**Records**

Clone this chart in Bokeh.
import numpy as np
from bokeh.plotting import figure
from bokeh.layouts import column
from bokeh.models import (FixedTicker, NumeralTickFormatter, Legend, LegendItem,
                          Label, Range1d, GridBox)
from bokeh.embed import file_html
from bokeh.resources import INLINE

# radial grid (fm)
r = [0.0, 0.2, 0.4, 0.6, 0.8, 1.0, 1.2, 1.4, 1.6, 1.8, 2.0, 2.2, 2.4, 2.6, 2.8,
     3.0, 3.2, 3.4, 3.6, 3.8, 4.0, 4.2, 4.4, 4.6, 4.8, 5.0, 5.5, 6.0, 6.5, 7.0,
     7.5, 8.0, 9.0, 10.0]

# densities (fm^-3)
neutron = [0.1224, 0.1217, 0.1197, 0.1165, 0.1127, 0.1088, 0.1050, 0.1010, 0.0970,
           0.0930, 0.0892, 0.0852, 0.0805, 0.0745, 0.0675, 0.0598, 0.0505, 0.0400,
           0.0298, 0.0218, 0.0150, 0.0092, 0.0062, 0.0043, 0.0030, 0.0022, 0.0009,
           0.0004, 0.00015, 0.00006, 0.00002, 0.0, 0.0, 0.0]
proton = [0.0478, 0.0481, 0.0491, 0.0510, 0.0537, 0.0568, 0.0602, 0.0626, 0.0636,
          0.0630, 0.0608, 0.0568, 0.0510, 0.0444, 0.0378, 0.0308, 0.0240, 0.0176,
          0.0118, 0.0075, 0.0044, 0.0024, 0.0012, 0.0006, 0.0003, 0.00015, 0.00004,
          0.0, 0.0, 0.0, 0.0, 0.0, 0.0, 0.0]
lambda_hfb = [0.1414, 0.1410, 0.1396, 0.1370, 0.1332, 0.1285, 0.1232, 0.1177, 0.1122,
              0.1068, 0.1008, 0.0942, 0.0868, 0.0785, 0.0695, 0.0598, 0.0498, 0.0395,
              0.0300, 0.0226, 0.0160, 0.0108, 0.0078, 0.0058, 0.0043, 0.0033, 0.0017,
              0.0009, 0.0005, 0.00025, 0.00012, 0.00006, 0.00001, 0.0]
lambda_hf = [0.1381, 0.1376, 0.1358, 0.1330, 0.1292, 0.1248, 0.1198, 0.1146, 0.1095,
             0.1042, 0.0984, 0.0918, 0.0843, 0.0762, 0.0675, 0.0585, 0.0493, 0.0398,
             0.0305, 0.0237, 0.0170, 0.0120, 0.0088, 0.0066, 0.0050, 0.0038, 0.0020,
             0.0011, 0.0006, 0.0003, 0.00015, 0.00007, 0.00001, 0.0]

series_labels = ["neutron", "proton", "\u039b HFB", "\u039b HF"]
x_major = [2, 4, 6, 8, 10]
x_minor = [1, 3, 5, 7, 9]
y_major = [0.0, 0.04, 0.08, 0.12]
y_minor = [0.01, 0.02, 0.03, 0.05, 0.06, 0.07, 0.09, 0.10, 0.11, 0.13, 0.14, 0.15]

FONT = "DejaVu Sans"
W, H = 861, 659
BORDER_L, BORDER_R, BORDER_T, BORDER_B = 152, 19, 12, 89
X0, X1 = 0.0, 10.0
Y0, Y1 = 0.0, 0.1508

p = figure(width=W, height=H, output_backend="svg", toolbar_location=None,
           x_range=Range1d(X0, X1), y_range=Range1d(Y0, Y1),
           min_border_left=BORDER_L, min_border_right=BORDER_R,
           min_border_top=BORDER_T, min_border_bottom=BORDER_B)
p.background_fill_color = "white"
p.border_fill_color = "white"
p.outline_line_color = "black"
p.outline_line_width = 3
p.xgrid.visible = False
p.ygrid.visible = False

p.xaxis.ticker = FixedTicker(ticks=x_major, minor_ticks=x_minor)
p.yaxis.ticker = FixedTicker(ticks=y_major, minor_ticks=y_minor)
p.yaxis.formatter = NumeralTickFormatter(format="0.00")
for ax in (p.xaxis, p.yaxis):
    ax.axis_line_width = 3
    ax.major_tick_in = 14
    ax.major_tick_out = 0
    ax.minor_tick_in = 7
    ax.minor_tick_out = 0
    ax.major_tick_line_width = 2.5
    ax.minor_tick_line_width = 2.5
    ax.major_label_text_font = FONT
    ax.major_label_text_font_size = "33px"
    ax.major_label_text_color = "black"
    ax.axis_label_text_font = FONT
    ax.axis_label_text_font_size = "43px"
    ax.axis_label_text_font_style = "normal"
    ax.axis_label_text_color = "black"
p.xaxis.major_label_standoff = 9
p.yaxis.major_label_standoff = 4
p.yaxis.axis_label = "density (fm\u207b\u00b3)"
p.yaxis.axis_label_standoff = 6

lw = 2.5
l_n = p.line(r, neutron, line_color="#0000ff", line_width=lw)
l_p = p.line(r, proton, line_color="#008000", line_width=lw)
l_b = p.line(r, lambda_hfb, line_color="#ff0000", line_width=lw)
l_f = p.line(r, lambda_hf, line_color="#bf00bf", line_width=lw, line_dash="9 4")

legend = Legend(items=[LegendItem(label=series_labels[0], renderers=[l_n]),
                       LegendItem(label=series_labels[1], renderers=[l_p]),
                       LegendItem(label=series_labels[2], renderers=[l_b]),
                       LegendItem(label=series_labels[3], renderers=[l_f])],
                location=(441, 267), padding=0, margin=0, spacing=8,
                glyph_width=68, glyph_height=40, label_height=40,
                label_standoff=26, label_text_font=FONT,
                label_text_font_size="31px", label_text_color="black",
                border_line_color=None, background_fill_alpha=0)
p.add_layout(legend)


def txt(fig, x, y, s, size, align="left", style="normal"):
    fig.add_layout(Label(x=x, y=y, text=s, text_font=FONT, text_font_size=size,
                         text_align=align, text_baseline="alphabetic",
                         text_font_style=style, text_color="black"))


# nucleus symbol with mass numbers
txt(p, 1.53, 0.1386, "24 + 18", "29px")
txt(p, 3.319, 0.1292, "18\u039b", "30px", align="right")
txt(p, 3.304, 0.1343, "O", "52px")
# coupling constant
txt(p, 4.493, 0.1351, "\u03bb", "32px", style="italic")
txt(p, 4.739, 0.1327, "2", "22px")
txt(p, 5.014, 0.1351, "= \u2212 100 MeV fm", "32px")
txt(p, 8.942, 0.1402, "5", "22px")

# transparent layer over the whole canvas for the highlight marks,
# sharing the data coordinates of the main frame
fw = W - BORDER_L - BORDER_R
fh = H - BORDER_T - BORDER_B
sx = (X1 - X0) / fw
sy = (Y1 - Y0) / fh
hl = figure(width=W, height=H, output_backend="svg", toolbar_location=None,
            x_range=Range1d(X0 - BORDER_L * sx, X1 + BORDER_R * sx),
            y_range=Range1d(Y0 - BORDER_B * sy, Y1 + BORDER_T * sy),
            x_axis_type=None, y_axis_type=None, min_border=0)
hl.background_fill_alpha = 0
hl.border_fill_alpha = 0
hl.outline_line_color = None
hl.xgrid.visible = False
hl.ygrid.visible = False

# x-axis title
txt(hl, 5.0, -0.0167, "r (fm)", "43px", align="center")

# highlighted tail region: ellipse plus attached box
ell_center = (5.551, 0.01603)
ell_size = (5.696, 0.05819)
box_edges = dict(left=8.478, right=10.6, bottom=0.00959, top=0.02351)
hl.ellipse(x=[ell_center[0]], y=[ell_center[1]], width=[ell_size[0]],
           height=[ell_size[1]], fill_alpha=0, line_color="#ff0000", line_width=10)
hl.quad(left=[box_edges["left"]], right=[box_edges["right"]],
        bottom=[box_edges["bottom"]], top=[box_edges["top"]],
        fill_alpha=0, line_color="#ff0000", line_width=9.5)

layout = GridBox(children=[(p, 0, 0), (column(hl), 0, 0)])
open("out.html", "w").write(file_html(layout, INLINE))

---

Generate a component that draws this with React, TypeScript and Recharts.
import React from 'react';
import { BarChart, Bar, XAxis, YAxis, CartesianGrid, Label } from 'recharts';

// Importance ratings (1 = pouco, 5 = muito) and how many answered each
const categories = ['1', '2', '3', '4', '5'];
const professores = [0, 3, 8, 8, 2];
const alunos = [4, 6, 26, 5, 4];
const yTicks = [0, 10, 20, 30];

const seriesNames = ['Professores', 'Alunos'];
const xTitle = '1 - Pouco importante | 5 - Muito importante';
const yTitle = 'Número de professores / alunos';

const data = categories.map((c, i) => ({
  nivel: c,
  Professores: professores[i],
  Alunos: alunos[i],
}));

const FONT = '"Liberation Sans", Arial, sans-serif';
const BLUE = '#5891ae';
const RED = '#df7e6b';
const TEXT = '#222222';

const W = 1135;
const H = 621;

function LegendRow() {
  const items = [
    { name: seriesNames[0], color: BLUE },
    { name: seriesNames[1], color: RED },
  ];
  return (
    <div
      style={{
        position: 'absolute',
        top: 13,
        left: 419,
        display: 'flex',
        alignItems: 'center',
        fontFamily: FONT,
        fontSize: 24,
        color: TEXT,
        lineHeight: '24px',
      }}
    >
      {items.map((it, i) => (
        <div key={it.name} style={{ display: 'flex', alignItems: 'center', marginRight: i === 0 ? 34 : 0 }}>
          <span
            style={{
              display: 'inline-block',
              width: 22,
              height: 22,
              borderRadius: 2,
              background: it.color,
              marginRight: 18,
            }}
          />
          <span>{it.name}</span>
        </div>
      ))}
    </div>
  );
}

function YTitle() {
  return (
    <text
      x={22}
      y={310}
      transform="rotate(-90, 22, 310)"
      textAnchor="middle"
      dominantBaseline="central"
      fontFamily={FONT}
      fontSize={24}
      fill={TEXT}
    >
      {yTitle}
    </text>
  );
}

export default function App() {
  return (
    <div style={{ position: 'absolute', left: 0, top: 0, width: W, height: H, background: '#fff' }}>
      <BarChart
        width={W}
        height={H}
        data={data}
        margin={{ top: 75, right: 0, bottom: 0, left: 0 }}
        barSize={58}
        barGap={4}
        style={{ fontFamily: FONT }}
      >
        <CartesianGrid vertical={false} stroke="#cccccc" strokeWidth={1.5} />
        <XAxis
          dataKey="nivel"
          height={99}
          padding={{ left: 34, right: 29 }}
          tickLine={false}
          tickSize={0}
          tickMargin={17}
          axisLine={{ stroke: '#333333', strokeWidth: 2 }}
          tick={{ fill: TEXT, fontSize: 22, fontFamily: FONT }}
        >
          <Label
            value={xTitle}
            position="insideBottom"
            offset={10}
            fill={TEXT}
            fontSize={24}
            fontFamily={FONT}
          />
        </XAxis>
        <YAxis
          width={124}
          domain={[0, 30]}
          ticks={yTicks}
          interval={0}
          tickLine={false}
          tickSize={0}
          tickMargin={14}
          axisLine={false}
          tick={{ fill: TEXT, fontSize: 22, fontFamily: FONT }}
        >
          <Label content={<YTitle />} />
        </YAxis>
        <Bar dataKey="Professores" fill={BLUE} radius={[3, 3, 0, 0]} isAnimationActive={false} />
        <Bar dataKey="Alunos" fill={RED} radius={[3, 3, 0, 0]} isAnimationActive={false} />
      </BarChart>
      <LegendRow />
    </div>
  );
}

**Exercise requirements**
Begin with the line containing "Generate a component", end with the line containing "YAxis, CartesianGrid, Label", and transcribe exactly every line in that span, with nothing added.

**The result**
Generate a component that draws this with React, TypeScript and Recharts.
import React from 'react';
import { BarChart, Bar, XAxis, YAxis, CartesianGrid, Label } from 'recharts';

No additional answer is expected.